While he mentioned slogans such as “River to the Sea” and “any means necessary” as anti-Semitic, he did not name Reps. Ilhan Omar and Rashida Tlaib. Nor did he make any promises of removing them from his party or challenging them in primaries. That task is in the hands of grassroots organizations such as Democratic Majority for Israel, because, as the Majority Leader, every seat matters for his party, even those represented by members of the DSA (Democratic Socialists of America).

With Schumer staying above the fray, only 22 of his party colleagues in the House voted to censure Tlaib for the phrase “from the River to the Sea.” They face an onslaught of protests from leftists on a daily basis, and have a difficult fight to retain their seats if confronted by a progressive primary challenger.

He spoke of “militant settlers” as an obstacle to the two-state solution, but nothing of the internationally-recognized Palestinian Authority’s paying families of terrorists, promoting martyrdom, and a country without Jews. He noted the “double standard that has been wielded against the Jewish people for generations to isolate us,” but failed to connect how accusations of ethnic cleansing and genocide aimed against Israel are a projection of Palestinian goals concerning Jews.

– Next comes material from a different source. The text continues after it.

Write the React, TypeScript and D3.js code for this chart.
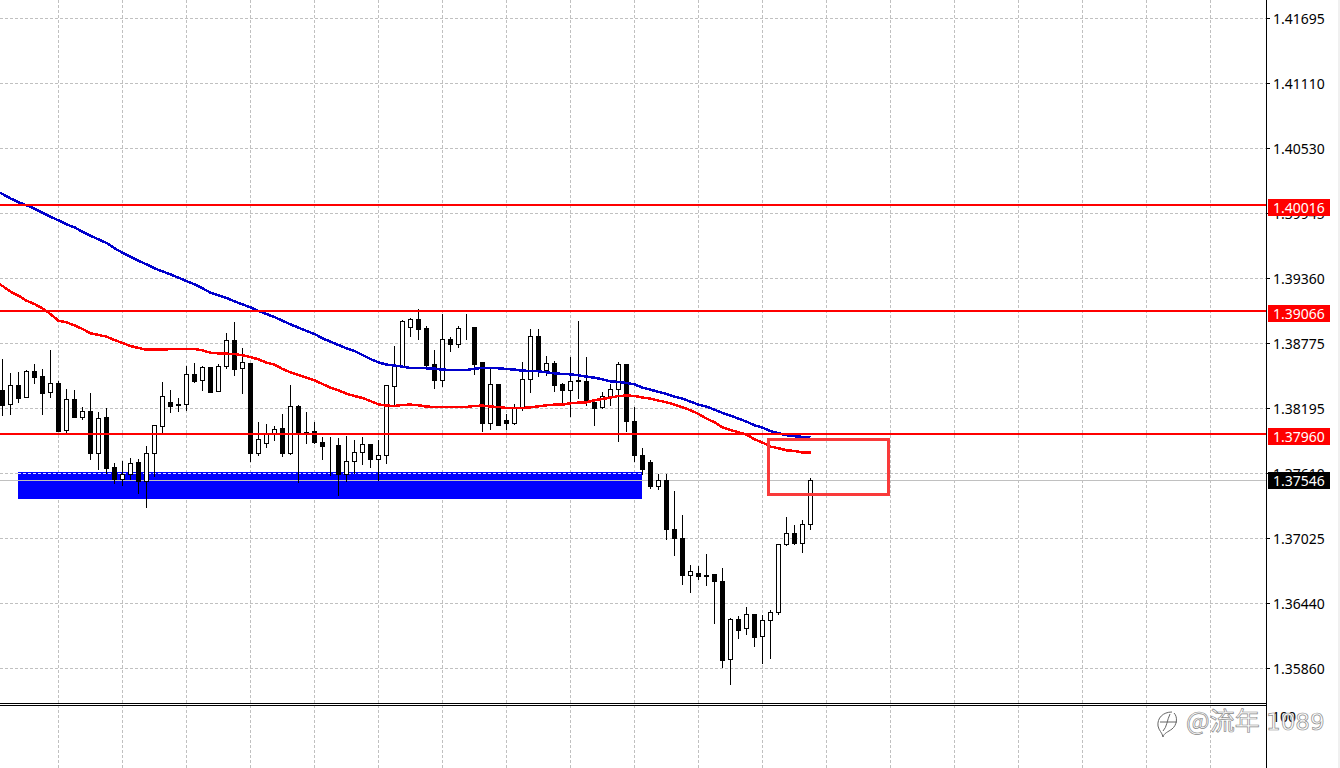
import React from 'react';
import * as d3 from 'd3';

const opens = [
  1.3836, 1.38228, 1.38404, 1.38291, 1.3853, 1.38485, 1.38336, 1.38422, 1.37995, 1.38279,
  1.38112, 1.38171, 1.37789, 1.38109, 1.37661, 1.37556, 1.37601, 1.37705, 1.37541, 1.37789,
  1.38031, 1.38252, 1.38231, 1.38228, 1.38503, 1.38443, 1.38563, 1.38345, 1.38569, 1.38805,
  1.38551, 1.38598, 1.37789, 1.37879, 1.37965, 1.38016, 1.37789, 1.38213, 1.37977, 1.37989,
  1.37891, 1.37855, 1.37858, 1.37601, 1.37717, 1.37798, 1.37873, 1.37735, 1.37771, 1.38389,
  1.38575, 1.38918, 1.38993, 1.38912, 1.38592, 1.38449, 1.38817, 1.38766, 1.38918, 1.38921,
  1.3861, 1.38058, 1.38413, 1.38082, 1.38058, 1.38204, 1.38452, 1.3884, 1.38533, 1.38598,
  1.3841, 1.38354, 1.38434, 1.38437, 1.38252, 1.38204, 1.383, 1.38362, 1.38592, 1.38079,
  1.37774, 1.37712, 1.37497, 1.3755, 1.37111, 1.37031, 1.36699, 1.36717, 1.36699, 1.36708,
  1.36645, 1.35937, 1.36296, 1.36215, 1.36341, 1.36143, 1.36287, 1.36359, 1.36977, 1.37075,
  1.36986, 1.37156,
];

const highs = [
  1.38643, 1.38521, 1.3853, 1.38545, 1.38598, 1.38554, 1.38724, 1.38449, 1.38374, 1.38365,
  1.3821, 1.38339, 1.38171, 1.38204, 1.37711, 1.37729, 1.37756, 1.37741, 1.37864, 1.38046,
  1.3844, 1.38368, 1.38294, 1.38578, 1.3861, 1.38581, 1.38563, 1.38598, 1.38876, 1.38975,
  1.38742, 1.38598, 1.38079, 1.38055, 1.38037, 1.3815, 1.3841, 1.38231, 1.38168, 1.38076,
  1.37947, 1.37947, 1.37938, 1.37956, 1.37917, 1.37947, 1.37882, 1.3792, 1.3841, 1.38763,
  1.38993, 1.39011, 1.39091, 1.38939, 1.38724, 1.39047, 1.38843, 1.38942, 1.39047, 1.38933,
  1.38616, 1.38554, 1.38413, 1.3815, 1.3824, 1.38619, 1.38915, 1.38912, 1.3867, 1.38625,
  1.38431, 1.38664, 1.38987, 1.38664, 1.38252, 1.38351, 1.38419, 1.38619, 1.38592, 1.3821,
  1.37846, 1.37739, 1.37613, 1.37613, 1.37455, 1.37246, 1.36798, 1.36789, 1.36896, 1.36717,
  1.36771, 1.36314, 1.36332, 1.36421, 1.3635, 1.36341, 1.36388, 1.3698, 1.37228, 1.37156,
  1.37195, 1.37577,
];

const lows = [
  1.38127, 1.38144, 1.38246, 1.38291, 1.38422, 1.38144, 1.38297, 1.37992, 1.37974, 1.38109,
  1.38091, 1.37732, 1.37643, 1.37613, 1.37517, 1.37505, 1.37559, 1.37428, 1.37305, 1.37583,
  1.37983, 1.38162, 1.38171, 1.38174, 1.38431, 1.3836, 1.38342, 1.38345, 1.38551, 1.38494,
  1.38333, 1.37714, 1.37768, 1.3784, 1.37911, 1.37759, 1.37777, 1.37526, 1.37882, 1.37876,
  1.37732, 1.37592, 1.37413, 1.37538, 1.37607, 1.37687, 1.37661, 1.37544, 1.37696, 1.38216,
  1.38569, 1.38837, 1.38817, 1.38569, 1.38377, 1.38389, 1.38709, 1.38739, 1.38817, 1.38497,
  1.37992, 1.38001, 1.38037, 1.38001, 1.38046, 1.3818, 1.38336, 1.38479, 1.38491, 1.38345,
  1.38234, 1.38118, 1.38288, 1.38225, 1.38037, 1.38198, 1.38222, 1.37902, 1.37992, 1.37714,
  1.37598, 1.37473, 1.37467, 1.37016, 1.36872, 1.36612, 1.36541, 1.36657, 1.36603, 1.36263,
  1.35866, 1.35716, 1.36132, 1.36167, 1.36057, 1.35902, 1.35949, 1.36347, 1.36962, 1.36974,
  1.36899, 1.37105,
];

const closes = [
  1.38225, 1.38401, 1.38288, 1.38527, 1.38476, 1.38333, 1.38419, 1.37992, 1.38276, 1.38109,
  1.38168, 1.37786, 1.38106, 1.37652, 1.37553, 1.37604, 1.37702, 1.37538, 1.37792, 1.38037,
  1.38303, 1.38216, 1.38219, 1.385, 1.3844, 1.38563, 1.38342, 1.38572, 1.38805, 1.38548,
  1.38607, 1.37786, 1.37917, 1.37962, 1.38007, 1.37786, 1.38213, 1.37965, 1.37968, 1.37885,
  1.37849, 1.37849, 1.37598, 1.3772, 1.37801, 1.37873, 1.37732, 1.37774, 1.38401, 1.38578,
  1.38975, 1.38993, 1.389, 1.38584, 1.38449, 1.38814, 1.38772, 1.38912, 1.38924, 1.38592,
  1.38055, 1.3841, 1.38037, 1.38055, 1.38204, 1.38455, 1.3884, 1.38524, 1.38598, 1.38398,
  1.38354, 1.38437, 1.38443, 1.38252, 1.38198, 1.383, 1.38365, 1.3859, 1.38076, 1.37771,
  1.37643, 1.37494, 1.37547, 1.37108, 1.37028, 1.36696, 1.36735, 1.36687, 1.3669, 1.36642,
  1.35934, 1.36296, 1.36203, 1.36341, 1.3614, 1.36287, 1.36359, 1.36977, 1.37075, 1.36983,
  1.37156, 1.37546,
];

// both averages start one bar before the first candle, the line is cut by the window edge
const slowMa = [
  1.40155,
  1.40119, 1.4008, 1.40045, 1.40018, 1.39988, 1.39952, 1.39916, 1.39883, 1.39847, 1.3982,
  1.39781, 1.39745, 1.39712, 1.3968, 1.39632, 1.39593, 1.39557, 1.39521, 1.39488, 1.39452,
  1.39425, 1.39398, 1.39368, 1.39338, 1.39309, 1.39273, 1.39234, 1.3921, 1.39186, 1.39156,
  1.39129, 1.39102, 1.39069, 1.39042, 1.39015, 1.38982, 1.38949, 1.3892, 1.3889, 1.38863,
  1.38824, 1.38794, 1.38764, 1.38734, 1.3871, 1.38674, 1.38638, 1.38608, 1.38588, 1.38579,
  1.3857, 1.38558, 1.38558, 1.38555, 1.38552, 1.38543, 1.3854, 1.3854, 1.3854, 1.38552,
  1.38558, 1.38558, 1.38555, 1.38549, 1.38543, 1.38534, 1.38531, 1.38528, 1.38519, 1.3851,
  1.38504, 1.38501, 1.38492, 1.3848, 1.38471, 1.38456, 1.38438, 1.38432, 1.38423, 1.38411,
  1.38381, 1.38363, 1.38343, 1.38325, 1.38301, 1.38283, 1.38256, 1.38229, 1.38211, 1.38184,
  1.38154, 1.3813, 1.38103, 1.38076, 1.38043, 1.38022, 1.37992, 1.37972, 1.37954, 1.37945,
  1.37939, 1.37933,
];

const fastMa = [
  1.39333,
  1.39294, 1.39243, 1.39207, 1.39162, 1.39132, 1.39093, 1.39042, 1.38982, 1.38967, 1.3894,
  1.38908, 1.38869, 1.38854, 1.38839, 1.38809, 1.38782, 1.38755, 1.38737, 1.38722, 1.38722,
  1.38722, 1.38728, 1.38728, 1.38728, 1.38728, 1.38716, 1.38695, 1.38689, 1.38686, 1.38683,
  1.38671, 1.38656, 1.38635, 1.38606, 1.38588, 1.38549, 1.38519, 1.38495, 1.38471, 1.38447,
  1.38414, 1.38381, 1.38357, 1.38327, 1.38306, 1.38288, 1.38261, 1.38231, 1.3822, 1.38217,
  1.38226, 1.38229, 1.38223, 1.38211, 1.38208, 1.38208, 1.38208, 1.38208, 1.38208, 1.38217,
  1.3822, 1.38211, 1.38208, 1.38199, 1.38199, 1.38199, 1.38205, 1.38214, 1.38223, 1.38229,
  1.38229, 1.38241, 1.38247, 1.3825, 1.38268, 1.3828, 1.38292, 1.38306, 1.3831, 1.38307,
  1.38292, 1.38283, 1.38265, 1.3825, 1.38229, 1.38205, 1.38178, 1.38145, 1.38103, 1.3807,
  1.38025, 1.38001, 1.3798, 1.3796, 1.37918, 1.37888, 1.37852, 1.37837, 1.37819, 1.37813,
  1.37798, 1.37798,
];

const priceTicks = ['1.41695', '1.41110', '1.40530', '1.39945', '1.39360', '1.38775', '1.38195', '1.37610', '1.37025', '1.36440', '1.35860'];
const levels = ['1.40016', '1.39066', '1.37960'];
const lastPrice = '1.37546';
const gridBars = d3.range(7, 152, 8);
const zonePrices = [1.37624, 1.37382];
const zoneBars = [1.94, 79.94];
const boxPrices = [1.37916, 1.37422];
const boxBars = [95.75, 110.75];

const W = 1340;
const H = 768;
const axisX = 1266.5;
const font = '"Noto Sans", sans-serif';

const x = d3.scaleLinear().domain([0, 101]).range([2.5, 810.5]);
const y = d3.scaleLinear().domain([1.3586, 1.41695]).range([668.5, 18.5]);
const px = (p: number) => Math.floor(y(p)) + 0.5;

const App: React.FC = () => {
  const line = d3.line<number>().x((_, i) => x(i - 1)).y(d => y(d));

  return (
    <svg width={W} height={H} style={{ position: 'absolute', left: 0, top: 0, background: '#fff' }}>
      <rect x={W - 2} y={0} width={2} height={H} fill="#f0f0f0" />

      {/* grid */}
      <g stroke="#c0c0c0" strokeDasharray="3,2" shapeRendering="crispEdges">
        {priceTicks.map(t => (
          <line key={t} x1={0} x2={axisX} y1={px(+t)} y2={px(+t)} />
        ))}
        {gridBars.map(b => (
          <line key={b} x1={x(b)} x2={x(b)} y1={0} y2={H} />
        ))}
      </g>

      {/* support zone */}
      <rect
        x={Math.round(x(zoneBars[0]))}
        y={Math.round(y(zonePrices[0]))}
        width={Math.round(x(zoneBars[1])) - Math.round(x(zoneBars[0]))}
        height={Math.round(y(zonePrices[1])) - Math.round(y(zonePrices[0]))}
        fill="#0000ff"
        shapeRendering="crispEdges"
      />
      <line
        x1={x(zoneBars[0])} x2={x(zoneBars[1])} y1={px(+priceTicks[7])} y2={px(+priceTicks[7])}
        stroke="#e0e0ff" strokeDasharray="3,2" shapeRendering="crispEdges"
      />
      <line x1={0} x2={axisX} y1={px(+lastPrice)} y2={px(+lastPrice)} stroke="#c0c0c0" shapeRendering="crispEdges" />

      {/* candles */}
      <g shapeRendering="crispEdges">
        {opens.map((o, i) => {
          const c = closes[i];
          const top = px(Math.max(o, c));
          const bottom = px(Math.min(o, c));
          return (
            <g key={i}>
              <line x1={x(i)} x2={x(i)} y1={px(highs[i])} y2={px(lows[i])} stroke="#000" />
              <rect
                x={x(i) - 2}
                y={top}
                width={4}
                height={bottom - top}
                fill={c < o ? '#000' : '#fff'}
                stroke="#000"
              />
            </g>
          );
        })}
      </g>

      {/* moving averages */}
      <path d={line(slowMa) ?? ''} fill="none" stroke="#0000cc" strokeWidth={2.5} shapeRendering="crispEdges" />
      <path d={line(fastMa) ?? ''} fill="none" stroke="#ff0000" strokeWidth={2.5} shapeRendering="crispEdges" />

      {/* horizontal levels */}
      {levels.map(l => (
        <line
          key={l} x1={0} x2={axisX} y1={Math.floor(y(+l))} y2={Math.floor(y(+l))}
          stroke="#ff0000" strokeWidth={2} shapeRendering="crispEdges"
        />
      ))}

      {/* highlighted box */}
      <rect
        x={x(boxBars[0])}
        y={y(boxPrices[0])}
        width={x(boxBars[1]) - x(boxBars[0])}
        height={y(boxPrices[1]) - y(boxPrices[0])}
        fill="none"
        stroke="#f93a3a"
        strokeWidth={3}
        shapeRendering="crispEdges"
      />

      {/* indicator window separator */}
      <g stroke="#000" shapeRendering="crispEdges">
        <line x1={0} x2={axisX} y1={703.5} y2={703.5} />
        <line x1={0} x2={axisX} y1={705.5} y2={705.5} />
      </g>

      {/* price axis */}
      <line x1={axisX} x2={axisX} y1={0} y2={H} stroke="#000" shapeRendering="crispEdges" />
      <g fontFamily={font} fontSize={14} fill="#000">
        {priceTicks.map(t => (
          <g key={t}>
            <line x1={1267} x2={1270} y1={px(+t)} y2={px(+t)} stroke="#000" shapeRendering="crispEdges" />
            <text x={1273} y={px(+t) + 5.5}>{t}</text>
          </g>
        ))}
        <text x={1272} y={722}>100</text>
      </g>

      {/* price labels */}
      <g fontFamily={font} fontSize={14}>
        {levels.map(l => {
          const top = Math.floor(y(+l)) - 6;
          return (
            <g key={l}>
              <rect x={1268} y={top} width={62} height={17} fill="#ff0000" />
              <text x={1273} y={top + 14} fill="#fff">{l}</text>
            </g>
          );
        })}
        <rect x={1268} y={Math.floor(y(+lastPrice)) - 8} width={62} height={17} fill="#000" />
        <text x={1273} y={Math.floor(y(+lastPrice)) + 6} fill="#fff">{lastPrice}</text>
      </g>

      {/* watermark */}
      <g fill="#fff" stroke="#8a8a8a" strokeWidth={0.7}>
        <path
          d="M1172 712 C1163 712 1157 718 1158 726 C1159 731 1162 732 1163 737 C1164 733 1168 732 1172 729 C1177 725 1178 717 1174 713 M1160 722 L1177 722 M1170 714 C1167 720 1167 727 1163 731"
          fill="none" stroke="#666" strokeWidth={1}
        />
        <text x={1186} y={730} fontFamily='"Noto Sans CJK SC", sans-serif' fontSize={25}>@流年</text>
        <text x={1266} y={730} fontFamily='"DejaVu Sans", sans-serif' fontSize={23}>1089</text>
      </g>
    </svg>
  );
};

export default App;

In his Oval Office address nearly two months ago, President Joe Biden spoke of American support for Israel and Ukraine as an “inflection point in history – one of those moments where the decisions we make today are going to determine the future for decades to come.” The same can be said of his party’s reaction towards anti-Semitism on its left flank. Despite threats by Muslim voters in swing states to sit out next year’s election, Biden has not called for a permanent ceasefire in Gaza.

In Great Britain, the Labour Party had a similar reckoning in 2020, when Keir Starmer defeated Jeremy Corbyn, putting the issue of anti-Semitism at the forefront of that contest. Upon his victory, he apologized on behalf of the party, vowed to “tear out this poison by its roots,” and then sidelined Corbyn’s supporters, shifting the party’s focus toward economic matters, while remaining committed to a two-state solution.

Schumer spoke of “doing everything in my power” to make the American experience for Jews different from previous diasporas where prosperity turned to persecution, but then left that call of action to his fellow citizens.

“I implore every person and every community and every institution to stand with Jewish Americans and denounce anti-Semitism in all of its forms... The time for solidarity must be now. Nothing less than the future of the American experiment hangs in the balance.”